Alliance Defense Fund attorneys filed suit in federal court on behalf of the church to stop Bash Back! and other activist groups from invading churches in the future.  Federal law imposes penalties upon anyone who “by force or threat of force or by physical obstruction, intentionally injures, intimidates or interferes with or attempts to injure, intimidate or interfere with any person lawfully exercising or seeking to exercise the First Amendment right of religious freedom at a place of religious worship.”

This type of activity not only disrupts worship by silencing pastors and terrifying adults and children, but it could lead to deadly results.   The Bash Back! Web site, which features a banner photo of members dressed in terrorist-like garb and wielding various objects as weapons, states on one page of the site that the group’s activities include “Riots, Sex Work, Crime, Insurrection, you know the fun stuff we do.”
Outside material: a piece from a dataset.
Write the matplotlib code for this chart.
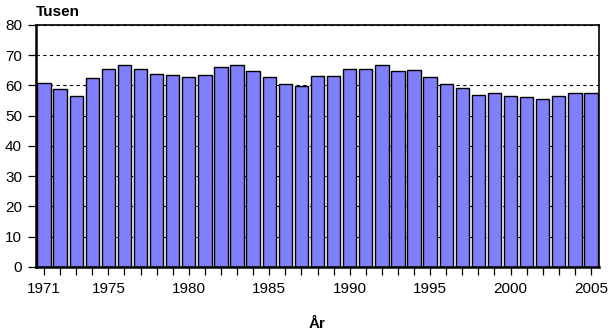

The United States District Court for the Western District of Michigan has now entered judgment against Bash Back!, and the case is now concluded.  The church took a stand against this violent behavior, not out of any kind of retribution, but out of a desire to keep this type of activity from happening again.  If you are a pastor or church leader, you should review your church’s security policies.  You can also contact ADF for any legal concerns you might have.

You never know when you might be forced to answer this question of “what would you do” in real time.